La réceptionniste de l'hôtel Claska, coupe de cheveux et anglais tout aussi parfaits, nous apprend que la pluie provoque une pénurie durable de taxis et que le plus simple pour rejoindre la gare serait de prendre un bus dont l'arrêt se situe, dit-elle, à quelques centaines de mètres, à côté du Lawson, la chaîne locale de supermarché. Je regarde nos deux grosses valises, je regarde le paysage détrempé, je regarde ma veste pas du tout imperméable et je regarde G. Dans ce genre de situation, il endosse parfaitement le rôle du leader à la Wes Anderson et nous voilà bientôt partis, chacun à l'abri d'un immense parapluie transparent (un objet iconique si j'en crois ces deux voyages au Japon). La pénibilité du transfert ne nous empêche pas de nous arrêter dans une boulangerie croisée en chemin, alléchés par les petites brioches à l'azuki ou à la custard, selon les préférences de chacun.
Tout s'est bien passé, et nous avons même le temps de choisir un bento pour le train (le principe de l'ekiben pourrait pour moi se résumer ainsi : l'excitation prévaut largement la dégustation).
A Uno, j'avais réservé une chambre dans un hôtel dont chaque chambre portait le nom d'un réalisateur et, heureux hasard, nous occupions la Ozu Room, vaste et avec vue. Je ne savais pas encore que l'hôtel avait aussi le bon goût de proposer, au petit-déjeuner (un moment décidément crucial en voyage), des petits sandwiches tièdes, au pain maison, garni d'un œuf sur le plat, de cheddar et de bacon, avec cette inimitable petite touche japonaise qui transcende tout. A toute heure de la journée, on pouvait aussi savourer du très bon café (je m'aperçois en l'écrivant que c'était vraiment un petit paradis), des scones maison encore chauds (chocolat blanc-citron ou chocolat noir) ou une salade revigorante, pleine de légumes, de petites graines et de fruits secs, servie avec une sauce magique.Je garde une grande affection pour cet hôtel, et pour Uno, dont les rues qui se coupent à angles droits sont parsemées de petits lieux charmants, comme autant de bonnes surprises. Parmi eux, un restaurant qui s'appelle Osakaya Shokudo. Un restaurant de cinéma aussi, où l'on se sent bien dès la porte coulissante franchie. On y boit du thé à l'orge grillé en examinant le menu. C'est le papa qui cuisine, la maman assure la finition des assiettes et le service, avec leur fille. C'est effectivement une cuisine familiale, simple, savoureuse, rassurante, que l'on apprécie d'autant plus que les dîners à l'Osakaya Shokudo surviennent après des longues journées, de train ou de randonnée. C'est un endroit chaleureux et tendre, sincère et gourmand (pour tout dire, nous y sommes allés deux fois avec le même plaisir).

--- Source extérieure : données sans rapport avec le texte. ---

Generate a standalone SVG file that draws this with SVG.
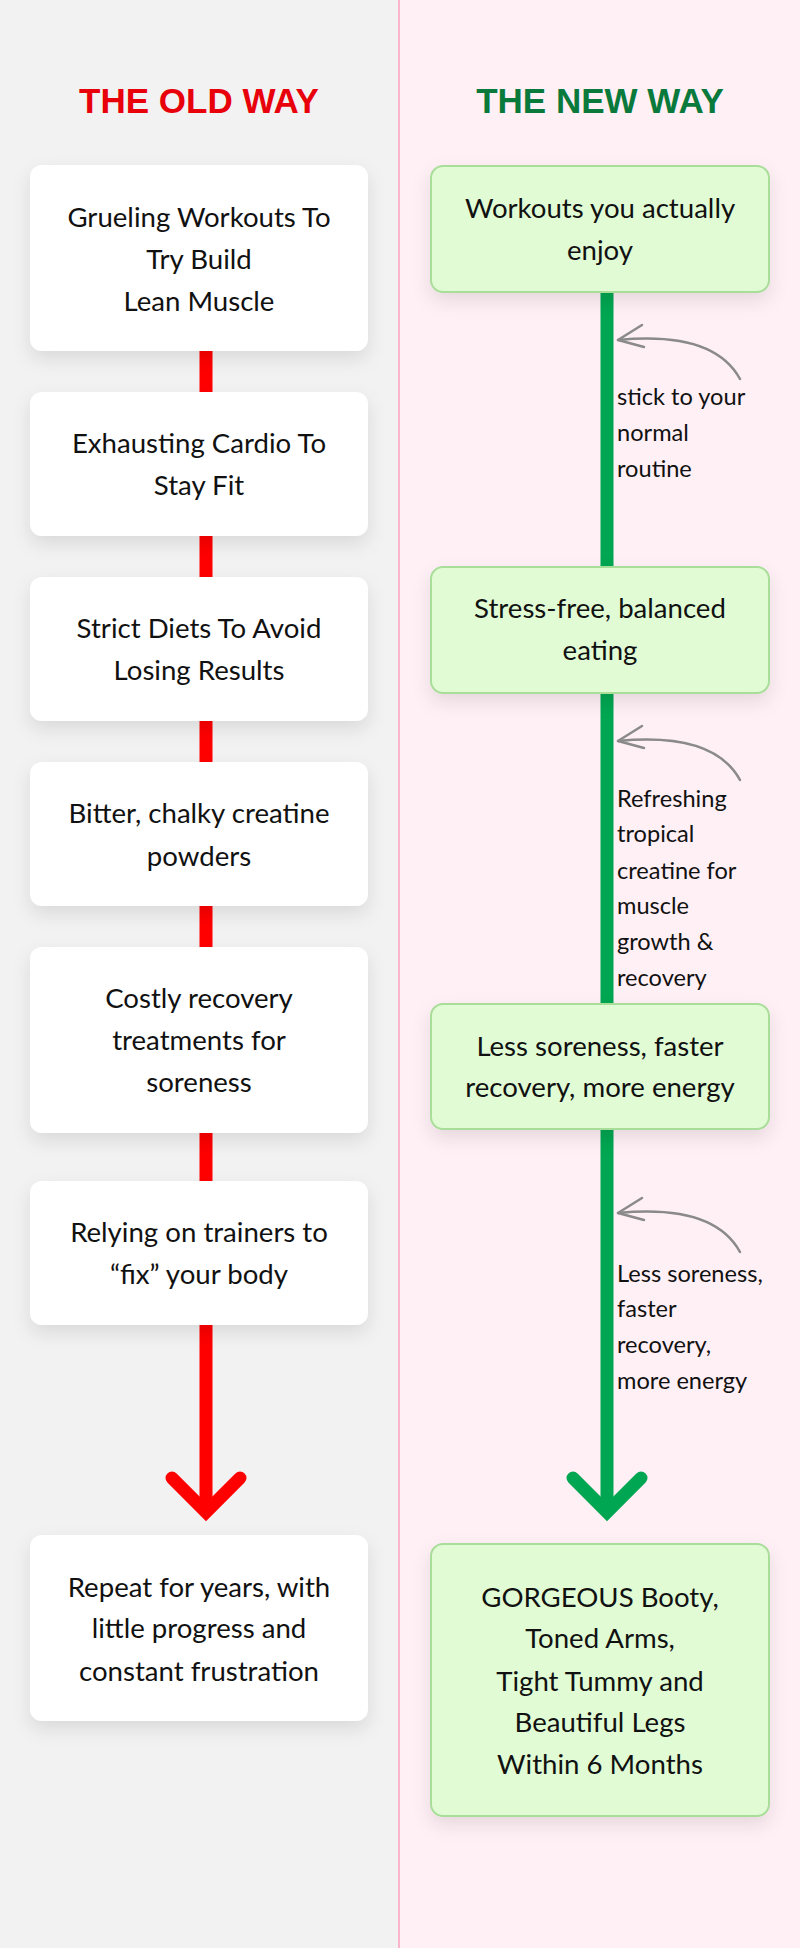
<svg xmlns="http://www.w3.org/2000/svg" width="800" height="1948" viewBox="0 0 800 1948">
  <style>
    .title{font-family:"Liberation Sans",Arial,sans-serif;font-weight:bold;font-size:35px;text-anchor:middle}
    .old{fill:#e8000b}
    .new{fill:#0a7a3c}
    .card{fill:#ffffff;filter:url(#sh)}
    .gcard{fill:#e1fcd5;stroke:#a9dd9a;stroke-width:2;filter:url(#sh)}
    .t{font-family:Lato,"Noto Sans",sans-serif;font-size:27.6px;fill:#111;text-anchor:middle}
    .lbl{font-family:Lato,"Noto Sans",sans-serif;font-size:23.6px;fill:#111}
    .red{stroke:#ff0000;stroke-width:13;fill:none}
    .grn{stroke:#00a651;stroke-width:13;fill:none}
    .chev{stroke-linecap:round;stroke-linejoin:miter}
    .note{stroke:#8a8a8a;stroke-width:2.5;fill:none;stroke-linecap:round;stroke-linejoin:round}
  </style>
  <defs>
    <filter id="sh" x="-10%" y="-20%" width="120%" height="150%">
      <feDropShadow dx="0" dy="8" stdDeviation="9" flood-color="#000" flood-opacity="0.1"/>
    </filter>
    <g id="curl">
      <path d="M740 39 C722 6 680 -6 618 0"/>
      <path d="M642 -15 L618 0 L644 7"/>
    </g>
  </defs>

  <rect x="0" y="0" width="399" height="1948" fill="#f2f2f2"/>
  <rect x="399" y="0" width="401" height="1948" fill="#fff0f5"/>
  <rect x="398" y="0" width="2" height="1948" fill="#f8b5cb"/>

  <text class="title old" x="199" y="113">THE OLD WAY</text>
  <text class="title new" x="600" y="113">THE NEW WAY</text>

  <g id="connectors">
    <path class="red" d="M206 350 V393 M206 535 V578 M206 720 V763 M206 905 V948 M206 1132 V1182 M206 1324 V1512"/>
    <path class="red chev" d="M172 1478 L206 1512 L240 1478"/>
    <path class="grn" d="M607 291 V568 M607 692 V1005 M607 1128 V1512"/>
    <path class="grn chev" d="M573 1478 L607 1512 L641 1478"/>
    <use href="#curl" class="note" transform="translate(0,340)"/>
    <use href="#curl" class="note" transform="translate(0,741)"/>
    <use href="#curl" class="note" transform="translate(0,1213)"/>
  </g>

  <g id="old1"><rect class="card" x="30" y="165" width="338" height="186" rx="12"/>
    <text class="t" x="199" y="227">Grueling Workouts To</text>
    <text class="t" x="199" y="269">Try Build</text>
    <text class="t" x="199" y="311">Lean Muscle</text></g>
  <g id="old2"><rect class="card" x="30" y="392" width="338" height="144" rx="12"/>
    <text class="t" x="199" y="453">Exhausting Cardio To</text>
    <text class="t" x="199" y="495">Stay Fit</text></g>
  <g id="old3"><rect class="card" x="30" y="577" width="338" height="144" rx="12"/>
    <text class="t" x="199" y="638">Strict Diets To Avoid</text>
    <text class="t" x="199" y="680">Losing Results</text></g>
  <g id="old4"><rect class="card" x="30" y="762" width="338" height="144" rx="12"/>
    <text class="t" x="199" y="823">Bitter, chalky creatine</text>
    <text class="t" x="199" y="866">powders</text></g>
  <g id="old5"><rect class="card" x="30" y="947" width="338" height="186" rx="12"/>
    <text class="t" x="199" y="1008">Costly recovery</text>
    <text class="t" x="199" y="1050">treatments for</text>
    <text class="t" x="199" y="1092">soreness</text></g>
  <g id="old6"><rect class="card" x="30" y="1181" width="338" height="144" rx="12"/>
    <text class="t" x="199" y="1242">Relying on trainers to</text>
    <text class="t" x="199" y="1284">“fix” your body</text></g>
  <g id="old7"><rect class="card" x="30" y="1535" width="338" height="186" rx="12"/>
    <text class="t" x="199" y="1597">Repeat for years, with</text>
    <text class="t" x="199" y="1638">little progress and</text>
    <text class="t" x="199" y="1681">constant frustration</text></g>

  <g id="new1"><rect class="gcard" x="431" y="166" width="338" height="126" rx="12"/>
    <text class="t" x="600" y="218">Workouts you actually</text>
    <text class="t" x="600" y="260">enjoy</text></g>
  <g id="new2"><rect class="gcard" x="431" y="567" width="338" height="126" rx="12"/>
    <text class="t" x="600" y="618">Stress-free, balanced</text>
    <text class="t" x="600" y="660">eating</text></g>
  <g id="new3"><rect class="gcard" x="431" y="1004" width="338" height="125" rx="12"/>
    <text class="t" x="600" y="1056">Less soreness, faster</text>
    <text class="t" x="600" y="1097">recovery, more energy</text></g>
  <g id="new4"><rect class="gcard" x="431" y="1544" width="338" height="272" rx="12"/>
    <text class="t" x="600" y="1607">GORGEOUS Booty,</text>
    <text class="t" x="600" y="1648">Toned Arms,</text>
    <text class="t" x="600" y="1691">Tight Tummy and</text>
    <text class="t" x="600" y="1732">Beautiful Legs</text>
    <text class="t" x="600" y="1774">Within 6 Months</text></g>

  <g id="labels">
    <text class="lbl" x="617" y="405">stick to your</text>
    <text class="lbl" x="617" y="441">normal</text>
    <text class="lbl" x="617" y="477">routine</text>
    <text class="lbl" x="617" y="807">Refreshing</text>
    <text class="lbl" x="617" y="842">tropical</text>
    <text class="lbl" x="617" y="879">creatine for</text>
    <text class="lbl" x="617" y="914">muscle</text>
    <text class="lbl" x="617" y="950">growth &amp;</text>
    <text class="lbl" x="617" y="986">recovery</text>
    <text class="lbl" x="617" y="1282">Less soreness,</text>
    <text class="lbl" x="617" y="1317">faster</text>
    <text class="lbl" x="617" y="1353">recovery,</text>
    <text class="lbl" x="617" y="1389">more energy</text>
  </g>
</svg>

A bord du bateau de 8h10 qui partait pour Naoshima, je remarque tout de suite un garçon qui voyage seul. Lui remarque plutôt l'appareil argentique à mon épaule. Il en a un aussi, muni d'une sangle épaisse, en corde tressée, et il transporte un gros sac à dos en toile kaki, qui laisse penser qu'il reste dormir sur l'île. Il me paraît très étrange d'entreprendre seul ce pèlerinage et en même temps, c'est divinemement mystérieux, et bien sûr, j'imagine immédiatement qu'il vient oublier un chagrin amoureux alors que si ça se trouve, il écrit simplement une thèse sur l'art contemporain au Japon. Il m'intrigue et je l'observe du coin de l'oeil mais je suis vite emportée par autre chose. La nature environnante d'abord, les méduses qui ondulent tout le long du trajet en bateau, puis, une fois débarqués, les idées géniales de James Turell, Lee Ufan ou Tadao Ando. Simplicité apparente, minimalisme, rigueur, textures, poésie de la pierre et de la lumière. En fin d'après-midi, au terme du périple, je retrouve le garçon croisé sur le bateau en train de photographier la citrouille de Yayoi Kusama. Recueilli et concentré, il reste là un certain temps. De notre côté, nous avons raté le dernier bus mais un chauffeur bienveillant nous fait monter quand même, en compagnie d'un pêcheur à la ligne, et nous sommes à nouveau bientôt à l'embarcadère pour le retour. Sur le ferry, des touristes chinois grignotent de brochettes. Je suis fourbue et ravie.
Le lendemain, nous partons pour Teshima. L'installation de Christian Boltanski m'émeut moins finalement que le bord de mer qui l'abrite mais le moment de félicité ultime, l'expérience indispensable et inoubliable, c'est vraiment la rencontre poétique de Rei Nato et Ryue Nishizawa dont l'installation au milieu des rizières me trouble encore des semaines après. C'est l'un des plus beaux endroits qu'il m'ait été donné de voir, de vivre.